The U.S. Open of Surfing was at Huntington Beach last week and finished on Sunday. Thankfully, the waves were decent. They weren't huge, and at the same time, not like a lake, either. 

What You Need To Know

  • Summer is best for south-facing breaks

  • Winter is best for north-facing breaks

  • Shadowing is a term used for landmasses that block swells

Huntington Beach is a great spot to hold the US Open of Surfing because it can break on swells from pretty much any direction... well, except an east swell, because that's where the land is.

It can even break on a southeast swell. I had a little trouble grasping that at first. My first thought was that there is no such thing as a southeast swell! A swell that develops as a result of a hurricane (or any strong tropical storm) off the Central American Pacific coast or Baja California can lead to a long-period southeast swell that breaks on Huntington Beach.

A swell's period, by the way, is the time it takes from one peak to the next peak to pass the same point. In general, the longer the period, the more powerful the swell is. A longer period swell can also travel farther.

Read more about swell periods here.

A hurricane can churn up a swell that travels northeast, passes Baja, and wraps around and hits Huntington Beach, which faces south.  

So, the big question is, which beaches have the best waves during which season? In general, south-facing beaches (also known as "breaks") do best on south swells. North-facing breaks do best on north swells.

South-facing beaches like Huntington Beach do well all year long for a couple of reasons.

In summer, hurricanes in the tropical Pacific can deliver great swells to most of Orange County's south-facing beaches.

Also, this is the Southern Hemisphere's winter. Powerful winter storms in the South Pacific can generate long-period swells that bring big waves to SoCal's south-facing beaches.

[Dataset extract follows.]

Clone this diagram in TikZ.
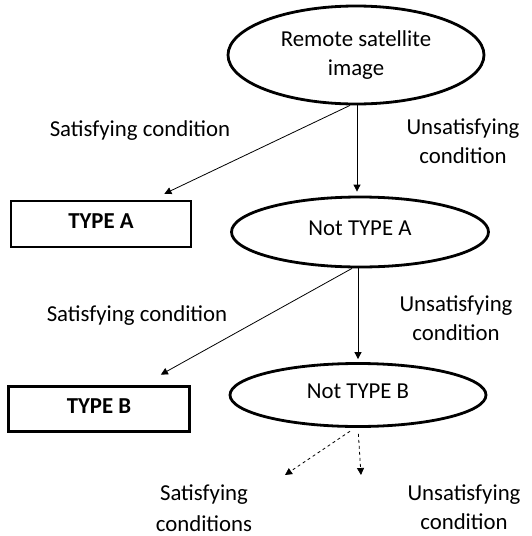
\documentclass[tikz,border=0pt]{standalone}
\usepackage{fontspec}
\setmainfont{Carlito}
\usetikzlibrary{shapes.geometric,arrows.meta}
\begin{document}
\begin{tikzpicture}[x=1pt,y=-1pt,
  every node/.style={font=\fontsize{22.8}{29}\selectfont, text=black},
  oval/.style={draw, line width=2.8pt, ellipse, inner sep=0pt},
  box/.style={draw, line width=2.4pt, rectangle, inner sep=0pt},
  lbl/.style={align=center, inner sep=0pt},
  arr/.style={-{Triangle[length=7pt,width=7pt]}, line width=0.8pt},
  darr/.style={arr, dashed}]
\useasboundingbox (0,0) rectangle (531,536);
\node[oval, minimum width=256pt, minimum height=98pt, align=center] (e1) at (356,55) {Remote satellite\\image};
\node[oval, minimum width=257pt, minimum height=70pt] (e2) at (360,232) {\raisebox{8pt}{Not TYPE A}};
\node[oval, minimum width=256pt, minimum height=63pt] (e3) at (358,395) {\raisebox{7pt}{Not TYPE B}};
\node[box, minimum width=180pt, minimum height=46pt] (tA) at (101,224) {\raisebox{6pt}{\textbf{TYPE A}}};
\node[box, minimum width=181pt, minimum height=45pt] (tB) at (99,409) {\raisebox{6pt}{\textbf{TYPE B}}};
\node[lbl] (s1) at (140,131) {Satisfying condition};
\node[lbl] (u1) at (463,141) {Unsatisfying\\condition};
\node[lbl] (s2) at (137,316) {Satisfying condition};
\node[lbl] (u2) at (456,318) {Unsatisfying\\condition};
\node[lbl, font=\fontsize{22.8}{31}\selectfont] (s3) at (204,508) {Satisfying\\conditions};
\node[lbl] (u3) at (464,507) {Unsatisfying\\condition};
\coordinate (d1) at (285,475);
\coordinate (d2) at (361,475);
\draw[arr] ([xshift=1pt]e1.south) -- ([xshift=1pt]e1.south |- e2.north) [shorten >=4pt];
\draw[arr, shorten >=14pt] ([xshift=-6pt]e1.south) -- (tA);
\draw[arr, shorten >=3pt] ([xshift=-2pt]e2.south) -- ([xshift=-2pt]e2.south |- e3.north);
\draw[arr, shorten >=22pt] ([xshift=-8pt]e2.south) -- (tB);
\draw[darr, shorten <=6pt] ([xshift=-3pt]e3.south) -- (d1);
\draw[darr, shorten <=6pt] (e3.south) -- (d2);
\end{tikzpicture}
\end{document}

Huntington Beach and other southwest-facing beaches catch winter swells that form off the coast of Siberia and traverse the Pacific because of their long periods created by powerful winter storms.

North-facing beaches do best in the winter. Deep areas of low pressure produce strong storms in the Gulf of Alaska. These produce strong winds for long periods of time as they form in the Gulf of Alaska and travel to California. These storms produce big, long-period swells. 

Pretty much all breaks do well on west swells. That is, unless there is something that gets in the way of a swell.

Shadowing can block swells

According to, shadowing is a term used to describe a break that is blocked by an island or a landmass. Point Conception can block a lot of wintertime north swells from producing waves in SoCal.

In the image below, notice that the waves (dark blue) are half the size of the waves (light blue) north of Point Conception. These waves are being generated by a storm off the coast of British Columbia.

The opposite is true for the Channel Islands. Santa Barbara is in the "shadow" of the Channel Islands. So, in summer, the Santa Barbara coast doesn't do so well when it comes to waves.

So, maybe you have a favorite spot that only breaks during a particular season. The good news is that you don't have to travel too far to catch a good wave any time of year in SoCal!